Dopo mezz’ora in galleria, tutti giù dal treno e si prosegue a piedi

(...) Sul convoglio, complessivamente, ci sono circa 200 persone. Il treno riparte e, dopo essere entrato di pochi metri in galleria, si blocca con una brusca frenata. Un guasto? Una persona che si è buttata sui binari? Il rispetto di una precedenza? Mistero. Trascorrono 15 minuti prima che il macchinista si faccia vivo: «Davanti a noi c’è un treno in avaria. La circolazione è momentaneamente sospesa». Le carrozze sono senza aria condizionata, la temperatura interna supera i 30 gradi, la gente inizia a lamentarsi. Risolvere il problema sarebbe facilissimo. Anche un bambino capirebbe: con una semplice retromarcia torneremmo di nuovo all’aperto, sulla banchina di Cimiano; le porte potrebbero riaprirsi e la gente uscire in piena sicurezza. Peccato che l’Atm opti per la «soluzione» più complessa: «Andiamo a prestare soccorso al treno in avaria». Una scelta priva di qualsiasi logica. A questo punto il nostro treno comincia a inoltrarsi, con piccoli scatti, nel cuore della galleria. Passano altri 10 minuti. Il caldo è sempre più soffocante, molte persone abbassano i finestrini e urlano: «Non ce la facciamo più!». Ormai siamo al centro del tunnel, a pochi metri da noi c’è il convoglio in avaria completamente vuoto. Alla stazione di Udine (quella immediatamente successiva a Cimiano) mancano 450 metri. A questo punto nei vagoni si materializza il macchinista che, aprendo le porte con la sua chiave di ferro, annuncia: «Tutti a piedi lungo il corridoio di sicurezza, la fermata di Udine dista 450 metri. Basta seguire i cartelli...». Il «corridoio di sicurezza», in realtà, è un budello sporco e al buio largo meno di un metro. Un percorso ad altissimo rischio per anziani, bambini, mamme con le carrozzine e viaggiatori con le valigie. Tra noi si crea un clima di solidarietà, ci sono persone terrorizzate, urla, pianti. Tra il pavimento del vagone e il piano del marciapiede sotterraneo c’è un dislivello di parecchi centimetri. I giovani se la cavano con un balzo, ma chi ha una certa età ha bisogno di essere sollevato di peso. Il macchinista si volatilizza con la stessa velocità con la quale è apparso. Nessuna informazione dall’altoparlante, nessuna indicazione su come affrontare l’emergenza, Atm muta (ma pure cieca e sorda).
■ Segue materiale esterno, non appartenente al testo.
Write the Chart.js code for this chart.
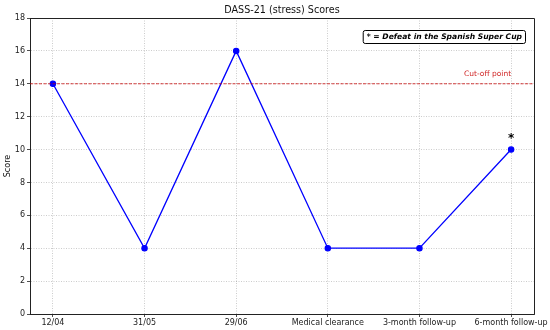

Dopo un quarto d’ora di marcia forzata arriviamo sulla banchina della fermata Udine. La linea in direzione Cologno-Gessate è bloccata. Funziona invece, su binario unico, la linea in direzione Abbiategrasso. Peccato che nessuno lo comunichi ai passeggeri. L’altoparlante, inspiegabilmente, rimane silenzioso. Abbiamo gli abiti sporchi di polvere nera.

Ci guardiamo avviliti, depressi. Senza più neanche la forza di protestare. Ma con una tragica certezza: se nella metropolitana milanese dovesse accadere qualcosa di veramente drammatico (attentato o grave incidente) faremmo tutti la morte dei topi.